THE PROBLEM: Set down the data below from its first line to the line holding "from bokeh.core.properties import value", inclusive; omit all pictures.
— start of DATA ENTRIES —
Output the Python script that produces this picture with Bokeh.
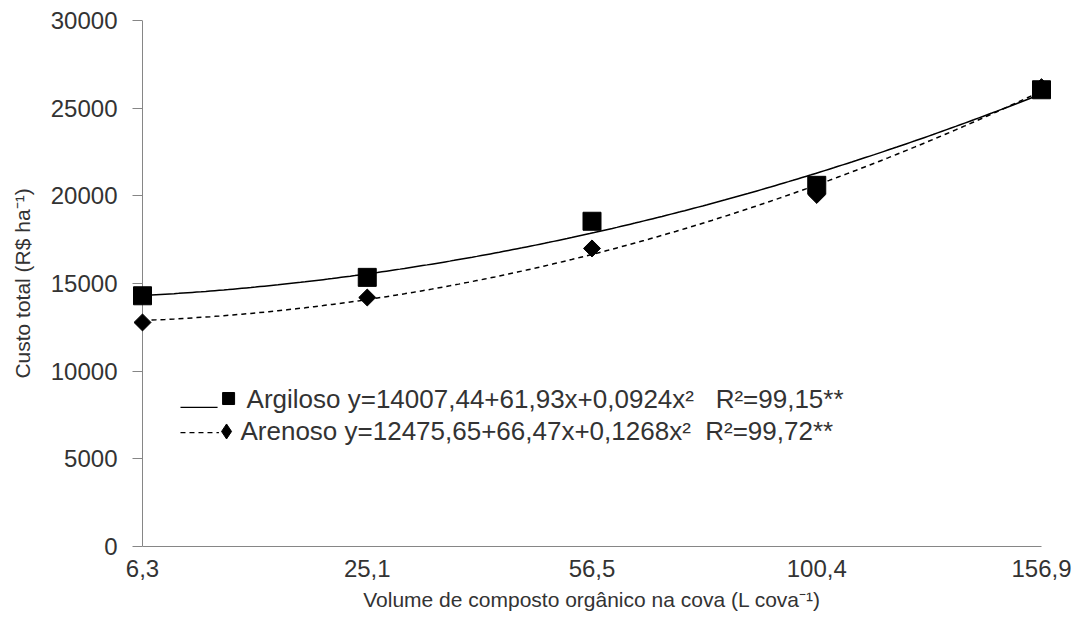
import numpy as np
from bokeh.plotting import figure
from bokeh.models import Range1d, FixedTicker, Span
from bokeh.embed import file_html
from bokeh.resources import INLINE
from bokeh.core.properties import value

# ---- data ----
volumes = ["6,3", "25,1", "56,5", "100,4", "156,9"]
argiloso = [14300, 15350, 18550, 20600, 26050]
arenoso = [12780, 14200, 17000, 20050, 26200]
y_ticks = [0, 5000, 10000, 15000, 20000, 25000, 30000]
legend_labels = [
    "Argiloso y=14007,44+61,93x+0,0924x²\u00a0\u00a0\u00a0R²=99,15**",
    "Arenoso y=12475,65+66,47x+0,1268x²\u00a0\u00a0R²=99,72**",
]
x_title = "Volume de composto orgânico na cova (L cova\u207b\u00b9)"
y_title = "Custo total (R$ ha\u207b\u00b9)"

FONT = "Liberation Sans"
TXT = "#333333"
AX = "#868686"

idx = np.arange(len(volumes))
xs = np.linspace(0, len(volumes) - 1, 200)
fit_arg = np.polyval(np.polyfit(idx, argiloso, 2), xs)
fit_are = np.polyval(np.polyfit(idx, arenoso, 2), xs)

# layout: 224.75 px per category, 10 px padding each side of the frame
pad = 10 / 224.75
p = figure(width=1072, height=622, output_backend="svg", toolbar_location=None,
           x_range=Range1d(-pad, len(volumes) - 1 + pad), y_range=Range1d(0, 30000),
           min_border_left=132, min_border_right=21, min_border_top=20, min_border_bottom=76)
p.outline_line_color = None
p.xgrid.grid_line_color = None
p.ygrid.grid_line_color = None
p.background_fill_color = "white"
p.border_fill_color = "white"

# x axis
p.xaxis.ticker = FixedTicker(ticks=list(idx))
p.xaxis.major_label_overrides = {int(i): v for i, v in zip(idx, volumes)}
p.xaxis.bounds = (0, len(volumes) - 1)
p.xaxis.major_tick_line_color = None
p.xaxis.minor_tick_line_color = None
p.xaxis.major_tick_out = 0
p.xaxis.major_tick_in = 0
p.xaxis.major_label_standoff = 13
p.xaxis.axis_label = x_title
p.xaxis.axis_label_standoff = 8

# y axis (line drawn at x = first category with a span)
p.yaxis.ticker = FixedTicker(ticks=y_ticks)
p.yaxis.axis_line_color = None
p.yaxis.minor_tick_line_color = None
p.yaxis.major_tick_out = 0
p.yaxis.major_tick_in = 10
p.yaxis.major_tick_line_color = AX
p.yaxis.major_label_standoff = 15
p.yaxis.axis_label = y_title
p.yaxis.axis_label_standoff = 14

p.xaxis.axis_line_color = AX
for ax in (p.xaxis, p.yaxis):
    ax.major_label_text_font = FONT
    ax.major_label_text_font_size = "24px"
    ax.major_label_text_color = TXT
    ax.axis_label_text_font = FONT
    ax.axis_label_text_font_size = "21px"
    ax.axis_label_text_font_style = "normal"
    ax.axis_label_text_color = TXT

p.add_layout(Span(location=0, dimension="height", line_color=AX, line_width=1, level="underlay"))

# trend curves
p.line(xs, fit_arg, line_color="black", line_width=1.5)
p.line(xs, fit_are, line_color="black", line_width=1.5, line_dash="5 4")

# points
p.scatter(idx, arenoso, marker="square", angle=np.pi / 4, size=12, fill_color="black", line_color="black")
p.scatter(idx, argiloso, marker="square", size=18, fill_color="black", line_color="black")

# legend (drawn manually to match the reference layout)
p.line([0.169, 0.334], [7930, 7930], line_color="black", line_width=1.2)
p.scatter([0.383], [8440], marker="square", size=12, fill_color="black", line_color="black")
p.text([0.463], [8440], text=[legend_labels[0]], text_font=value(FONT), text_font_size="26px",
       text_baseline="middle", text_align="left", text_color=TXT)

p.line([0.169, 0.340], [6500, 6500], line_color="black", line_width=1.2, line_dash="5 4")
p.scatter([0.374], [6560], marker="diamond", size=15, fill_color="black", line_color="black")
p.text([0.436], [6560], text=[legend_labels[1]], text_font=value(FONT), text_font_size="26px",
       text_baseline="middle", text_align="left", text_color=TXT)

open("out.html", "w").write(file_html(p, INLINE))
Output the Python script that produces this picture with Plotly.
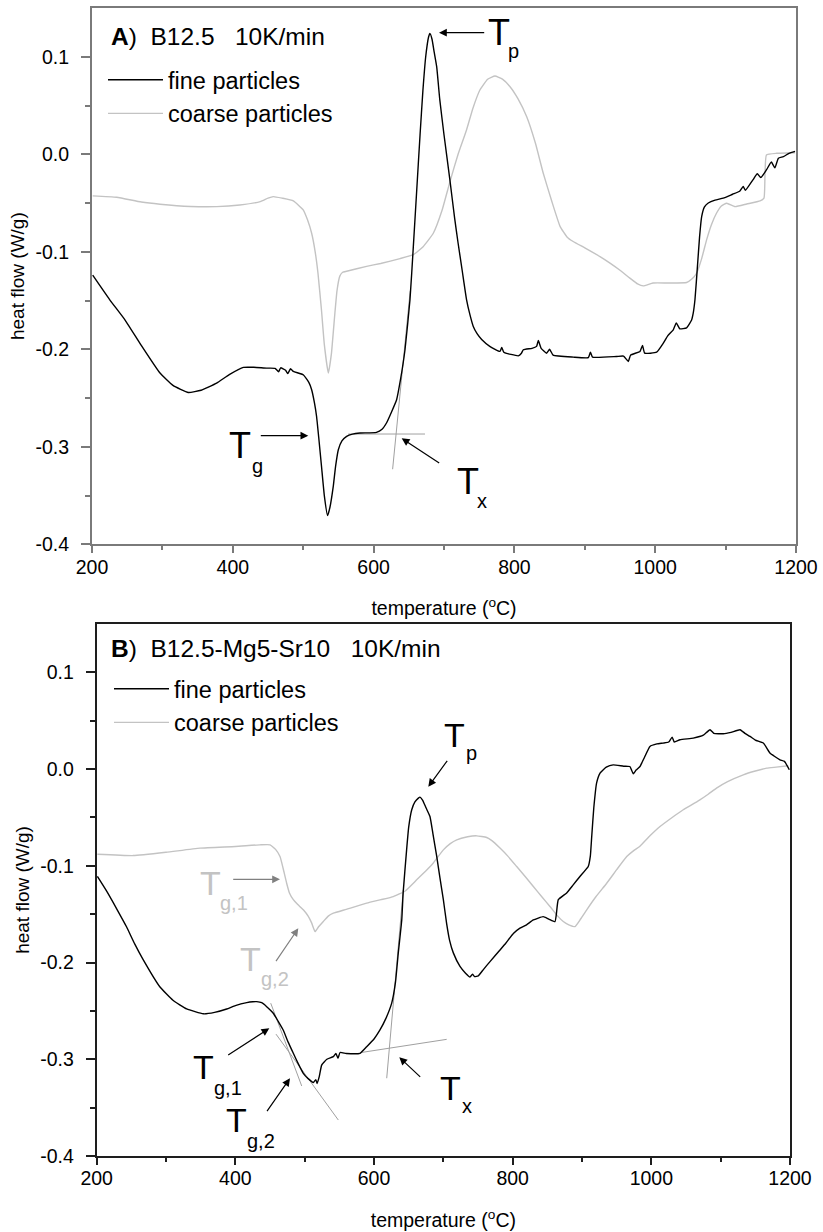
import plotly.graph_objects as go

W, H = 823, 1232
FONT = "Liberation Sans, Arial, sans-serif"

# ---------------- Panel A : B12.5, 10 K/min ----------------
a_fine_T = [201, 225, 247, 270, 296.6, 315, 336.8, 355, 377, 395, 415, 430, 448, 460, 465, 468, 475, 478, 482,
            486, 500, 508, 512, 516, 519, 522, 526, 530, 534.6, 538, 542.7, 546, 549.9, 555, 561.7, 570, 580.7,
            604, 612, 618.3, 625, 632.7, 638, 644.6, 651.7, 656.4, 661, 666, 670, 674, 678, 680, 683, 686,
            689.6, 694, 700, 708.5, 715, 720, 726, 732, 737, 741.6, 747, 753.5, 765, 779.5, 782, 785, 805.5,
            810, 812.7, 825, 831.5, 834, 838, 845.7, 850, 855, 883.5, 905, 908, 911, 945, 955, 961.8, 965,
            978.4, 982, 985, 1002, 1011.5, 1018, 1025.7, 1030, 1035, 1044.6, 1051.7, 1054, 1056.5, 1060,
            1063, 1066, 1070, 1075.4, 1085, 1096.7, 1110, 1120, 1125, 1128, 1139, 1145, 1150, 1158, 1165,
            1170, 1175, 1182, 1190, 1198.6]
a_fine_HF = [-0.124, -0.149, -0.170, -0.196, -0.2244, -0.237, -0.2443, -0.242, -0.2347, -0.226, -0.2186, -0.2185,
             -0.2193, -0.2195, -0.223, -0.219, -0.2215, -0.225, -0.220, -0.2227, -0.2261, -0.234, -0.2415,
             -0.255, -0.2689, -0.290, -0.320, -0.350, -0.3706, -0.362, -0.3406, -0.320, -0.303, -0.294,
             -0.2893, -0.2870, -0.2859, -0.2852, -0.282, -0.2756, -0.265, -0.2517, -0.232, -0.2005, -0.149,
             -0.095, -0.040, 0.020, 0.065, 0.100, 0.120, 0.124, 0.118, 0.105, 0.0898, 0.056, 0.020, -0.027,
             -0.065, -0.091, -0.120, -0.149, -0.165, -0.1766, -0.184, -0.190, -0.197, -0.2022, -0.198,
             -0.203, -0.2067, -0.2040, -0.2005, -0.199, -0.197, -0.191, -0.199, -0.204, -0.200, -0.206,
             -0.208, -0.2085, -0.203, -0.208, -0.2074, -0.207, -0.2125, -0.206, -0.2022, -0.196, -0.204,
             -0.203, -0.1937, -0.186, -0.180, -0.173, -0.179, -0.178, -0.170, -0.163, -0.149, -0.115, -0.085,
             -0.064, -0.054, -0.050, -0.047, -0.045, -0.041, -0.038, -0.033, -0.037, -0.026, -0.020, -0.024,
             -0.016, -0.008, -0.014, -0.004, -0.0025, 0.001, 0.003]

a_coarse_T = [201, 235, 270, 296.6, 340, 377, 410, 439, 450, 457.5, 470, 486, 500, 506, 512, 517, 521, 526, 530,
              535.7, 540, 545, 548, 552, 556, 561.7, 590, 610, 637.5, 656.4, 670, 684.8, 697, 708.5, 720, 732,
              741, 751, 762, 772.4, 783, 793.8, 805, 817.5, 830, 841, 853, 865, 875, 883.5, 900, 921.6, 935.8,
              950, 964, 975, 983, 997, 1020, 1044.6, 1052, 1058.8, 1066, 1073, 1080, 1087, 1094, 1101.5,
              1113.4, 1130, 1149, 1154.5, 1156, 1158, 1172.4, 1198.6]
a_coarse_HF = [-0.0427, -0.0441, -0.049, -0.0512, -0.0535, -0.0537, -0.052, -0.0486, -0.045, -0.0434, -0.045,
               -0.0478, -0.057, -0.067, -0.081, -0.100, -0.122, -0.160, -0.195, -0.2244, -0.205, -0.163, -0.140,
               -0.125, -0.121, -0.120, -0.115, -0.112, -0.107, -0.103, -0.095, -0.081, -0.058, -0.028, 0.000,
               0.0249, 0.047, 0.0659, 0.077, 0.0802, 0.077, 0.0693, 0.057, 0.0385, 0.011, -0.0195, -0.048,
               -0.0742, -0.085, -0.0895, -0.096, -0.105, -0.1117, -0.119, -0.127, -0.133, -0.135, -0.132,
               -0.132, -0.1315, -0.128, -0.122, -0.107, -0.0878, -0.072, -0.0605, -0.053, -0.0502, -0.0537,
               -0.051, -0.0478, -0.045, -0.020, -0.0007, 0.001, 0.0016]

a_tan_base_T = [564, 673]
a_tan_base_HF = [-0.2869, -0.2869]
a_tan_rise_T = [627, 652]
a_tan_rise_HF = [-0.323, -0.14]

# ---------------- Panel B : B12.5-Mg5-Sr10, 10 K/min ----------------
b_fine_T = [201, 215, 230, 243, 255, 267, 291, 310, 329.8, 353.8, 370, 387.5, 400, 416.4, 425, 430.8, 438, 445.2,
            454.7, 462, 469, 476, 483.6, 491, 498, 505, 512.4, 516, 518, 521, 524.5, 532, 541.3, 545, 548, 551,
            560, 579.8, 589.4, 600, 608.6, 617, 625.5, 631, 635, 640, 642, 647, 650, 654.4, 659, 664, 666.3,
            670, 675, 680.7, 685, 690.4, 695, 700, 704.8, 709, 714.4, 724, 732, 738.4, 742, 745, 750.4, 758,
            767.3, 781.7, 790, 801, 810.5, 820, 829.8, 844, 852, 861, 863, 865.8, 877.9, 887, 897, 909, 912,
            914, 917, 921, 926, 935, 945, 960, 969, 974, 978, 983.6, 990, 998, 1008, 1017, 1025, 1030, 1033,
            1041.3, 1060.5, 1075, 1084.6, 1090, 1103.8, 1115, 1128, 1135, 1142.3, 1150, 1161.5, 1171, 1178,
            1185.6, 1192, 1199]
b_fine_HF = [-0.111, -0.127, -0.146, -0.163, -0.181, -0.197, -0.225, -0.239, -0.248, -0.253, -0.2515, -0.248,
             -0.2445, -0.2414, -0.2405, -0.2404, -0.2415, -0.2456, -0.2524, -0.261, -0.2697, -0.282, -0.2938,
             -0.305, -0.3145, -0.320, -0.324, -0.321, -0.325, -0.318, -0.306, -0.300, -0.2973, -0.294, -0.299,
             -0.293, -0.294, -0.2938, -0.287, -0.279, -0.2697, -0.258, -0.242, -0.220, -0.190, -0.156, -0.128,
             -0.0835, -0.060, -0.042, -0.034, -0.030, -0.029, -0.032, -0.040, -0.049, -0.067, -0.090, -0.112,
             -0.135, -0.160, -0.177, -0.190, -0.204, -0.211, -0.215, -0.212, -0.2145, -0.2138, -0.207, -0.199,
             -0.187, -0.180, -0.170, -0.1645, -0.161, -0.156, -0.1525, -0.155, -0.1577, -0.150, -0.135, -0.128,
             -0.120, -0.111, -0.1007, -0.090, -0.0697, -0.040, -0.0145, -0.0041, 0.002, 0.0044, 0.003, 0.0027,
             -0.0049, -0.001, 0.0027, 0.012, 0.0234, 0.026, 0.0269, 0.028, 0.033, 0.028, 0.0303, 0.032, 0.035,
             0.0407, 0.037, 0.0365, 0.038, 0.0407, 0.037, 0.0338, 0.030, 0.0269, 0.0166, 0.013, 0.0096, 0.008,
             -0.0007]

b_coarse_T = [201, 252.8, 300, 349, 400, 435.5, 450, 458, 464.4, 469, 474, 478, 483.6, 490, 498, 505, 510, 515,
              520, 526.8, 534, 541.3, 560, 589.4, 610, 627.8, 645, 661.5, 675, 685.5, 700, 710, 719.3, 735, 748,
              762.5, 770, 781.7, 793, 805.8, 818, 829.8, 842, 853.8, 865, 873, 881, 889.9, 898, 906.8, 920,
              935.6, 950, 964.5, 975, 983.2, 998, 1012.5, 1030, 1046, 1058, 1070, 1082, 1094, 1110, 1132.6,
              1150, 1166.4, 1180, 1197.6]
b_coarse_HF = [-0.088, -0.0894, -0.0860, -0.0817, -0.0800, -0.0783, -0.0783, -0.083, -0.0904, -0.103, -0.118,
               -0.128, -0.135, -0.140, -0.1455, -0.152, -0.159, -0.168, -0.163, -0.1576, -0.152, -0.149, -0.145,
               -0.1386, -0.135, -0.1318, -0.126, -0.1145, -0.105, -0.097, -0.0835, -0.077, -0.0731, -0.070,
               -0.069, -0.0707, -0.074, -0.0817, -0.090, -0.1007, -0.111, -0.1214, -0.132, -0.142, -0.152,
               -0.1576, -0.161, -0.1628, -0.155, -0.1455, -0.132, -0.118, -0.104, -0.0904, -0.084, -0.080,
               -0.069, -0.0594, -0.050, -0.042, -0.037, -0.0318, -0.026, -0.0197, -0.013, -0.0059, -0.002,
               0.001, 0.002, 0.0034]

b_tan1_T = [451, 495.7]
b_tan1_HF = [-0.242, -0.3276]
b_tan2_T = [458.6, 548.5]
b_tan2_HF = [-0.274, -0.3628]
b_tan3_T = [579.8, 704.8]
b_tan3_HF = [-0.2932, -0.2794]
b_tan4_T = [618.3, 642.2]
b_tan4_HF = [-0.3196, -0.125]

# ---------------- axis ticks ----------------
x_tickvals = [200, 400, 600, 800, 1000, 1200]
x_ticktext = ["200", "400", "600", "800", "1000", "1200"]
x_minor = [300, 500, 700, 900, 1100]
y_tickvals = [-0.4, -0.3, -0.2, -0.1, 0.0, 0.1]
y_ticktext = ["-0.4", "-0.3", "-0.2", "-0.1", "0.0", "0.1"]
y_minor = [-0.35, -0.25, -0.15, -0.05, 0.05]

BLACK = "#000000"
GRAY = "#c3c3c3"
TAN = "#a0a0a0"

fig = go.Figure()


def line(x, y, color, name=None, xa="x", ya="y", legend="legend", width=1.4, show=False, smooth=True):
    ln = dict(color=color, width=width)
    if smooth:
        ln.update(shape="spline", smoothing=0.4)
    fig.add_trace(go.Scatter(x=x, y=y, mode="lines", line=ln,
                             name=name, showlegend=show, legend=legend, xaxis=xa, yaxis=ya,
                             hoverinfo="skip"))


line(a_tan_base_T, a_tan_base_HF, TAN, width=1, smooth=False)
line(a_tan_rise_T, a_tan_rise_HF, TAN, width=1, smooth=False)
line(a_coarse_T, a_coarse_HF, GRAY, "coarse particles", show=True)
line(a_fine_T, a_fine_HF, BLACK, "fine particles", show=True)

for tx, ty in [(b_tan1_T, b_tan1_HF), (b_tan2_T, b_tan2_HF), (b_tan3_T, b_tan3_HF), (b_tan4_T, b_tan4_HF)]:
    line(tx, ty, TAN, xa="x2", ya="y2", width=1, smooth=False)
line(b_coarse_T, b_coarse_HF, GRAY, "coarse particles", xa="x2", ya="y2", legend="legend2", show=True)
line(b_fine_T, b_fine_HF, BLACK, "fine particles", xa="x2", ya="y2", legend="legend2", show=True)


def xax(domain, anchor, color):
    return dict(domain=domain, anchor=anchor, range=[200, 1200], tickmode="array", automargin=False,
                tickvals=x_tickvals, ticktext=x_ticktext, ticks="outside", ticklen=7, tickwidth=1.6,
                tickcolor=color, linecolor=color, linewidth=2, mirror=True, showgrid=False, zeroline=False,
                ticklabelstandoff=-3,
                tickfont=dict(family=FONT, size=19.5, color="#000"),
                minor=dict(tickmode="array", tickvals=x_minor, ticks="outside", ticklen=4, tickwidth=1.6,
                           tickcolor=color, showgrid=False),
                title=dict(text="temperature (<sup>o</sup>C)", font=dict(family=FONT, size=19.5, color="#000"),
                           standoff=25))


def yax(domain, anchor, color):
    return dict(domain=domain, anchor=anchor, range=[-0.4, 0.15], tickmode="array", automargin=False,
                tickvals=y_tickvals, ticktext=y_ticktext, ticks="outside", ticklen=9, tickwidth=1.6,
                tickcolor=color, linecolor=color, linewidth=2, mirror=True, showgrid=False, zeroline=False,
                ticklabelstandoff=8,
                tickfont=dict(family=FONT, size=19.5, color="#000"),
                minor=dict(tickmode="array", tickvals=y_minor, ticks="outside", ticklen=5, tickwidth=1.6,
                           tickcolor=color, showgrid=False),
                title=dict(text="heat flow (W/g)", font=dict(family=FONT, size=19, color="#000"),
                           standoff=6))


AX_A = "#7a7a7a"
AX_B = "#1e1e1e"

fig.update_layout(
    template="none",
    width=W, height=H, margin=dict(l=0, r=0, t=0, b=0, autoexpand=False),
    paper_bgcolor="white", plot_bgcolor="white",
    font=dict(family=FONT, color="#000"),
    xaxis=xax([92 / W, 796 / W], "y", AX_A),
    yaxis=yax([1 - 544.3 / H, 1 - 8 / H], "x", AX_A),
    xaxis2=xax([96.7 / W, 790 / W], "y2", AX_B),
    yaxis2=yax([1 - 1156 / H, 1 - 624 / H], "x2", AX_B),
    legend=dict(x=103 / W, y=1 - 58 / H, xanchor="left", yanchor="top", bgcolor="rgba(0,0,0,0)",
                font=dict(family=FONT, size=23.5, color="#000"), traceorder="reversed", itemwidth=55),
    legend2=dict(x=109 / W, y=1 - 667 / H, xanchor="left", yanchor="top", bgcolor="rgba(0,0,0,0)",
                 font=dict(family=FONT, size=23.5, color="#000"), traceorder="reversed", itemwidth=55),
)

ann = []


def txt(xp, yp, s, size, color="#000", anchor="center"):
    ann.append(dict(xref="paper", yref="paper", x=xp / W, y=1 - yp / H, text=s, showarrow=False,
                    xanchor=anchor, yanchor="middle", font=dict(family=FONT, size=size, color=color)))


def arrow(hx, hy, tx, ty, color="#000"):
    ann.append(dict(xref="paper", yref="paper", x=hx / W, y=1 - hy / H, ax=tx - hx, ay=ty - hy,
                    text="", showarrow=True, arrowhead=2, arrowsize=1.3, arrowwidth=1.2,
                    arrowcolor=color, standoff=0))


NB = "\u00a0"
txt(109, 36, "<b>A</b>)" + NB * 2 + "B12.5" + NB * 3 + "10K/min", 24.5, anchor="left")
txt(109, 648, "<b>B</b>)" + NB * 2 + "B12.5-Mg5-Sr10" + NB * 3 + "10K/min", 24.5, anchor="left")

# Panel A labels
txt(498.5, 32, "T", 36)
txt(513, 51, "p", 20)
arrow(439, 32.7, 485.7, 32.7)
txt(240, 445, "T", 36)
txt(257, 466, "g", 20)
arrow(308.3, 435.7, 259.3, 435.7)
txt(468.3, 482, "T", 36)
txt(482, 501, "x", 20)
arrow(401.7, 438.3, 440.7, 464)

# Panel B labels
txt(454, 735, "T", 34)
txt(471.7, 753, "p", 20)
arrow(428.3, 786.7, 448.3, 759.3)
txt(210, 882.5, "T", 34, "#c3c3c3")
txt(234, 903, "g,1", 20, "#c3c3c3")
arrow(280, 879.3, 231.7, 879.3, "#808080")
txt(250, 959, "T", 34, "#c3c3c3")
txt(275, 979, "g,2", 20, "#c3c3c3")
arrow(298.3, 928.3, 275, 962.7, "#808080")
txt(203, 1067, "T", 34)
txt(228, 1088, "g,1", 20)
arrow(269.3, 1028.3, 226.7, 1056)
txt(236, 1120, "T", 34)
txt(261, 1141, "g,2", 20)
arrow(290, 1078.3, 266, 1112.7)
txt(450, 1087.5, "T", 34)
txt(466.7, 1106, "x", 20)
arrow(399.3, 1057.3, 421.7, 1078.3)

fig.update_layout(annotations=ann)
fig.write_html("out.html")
— end of DATA ENTRIES —
EXERCISE OUTPUT:
Output the Python script that produces this picture with Bokeh.
import numpy as np
from bokeh.plotting import figure
from bokeh.models import Range1d, FixedTicker, Span
from bokeh.embed import file_html
from bokeh.resources import INLINE
from bokeh.core.properties import value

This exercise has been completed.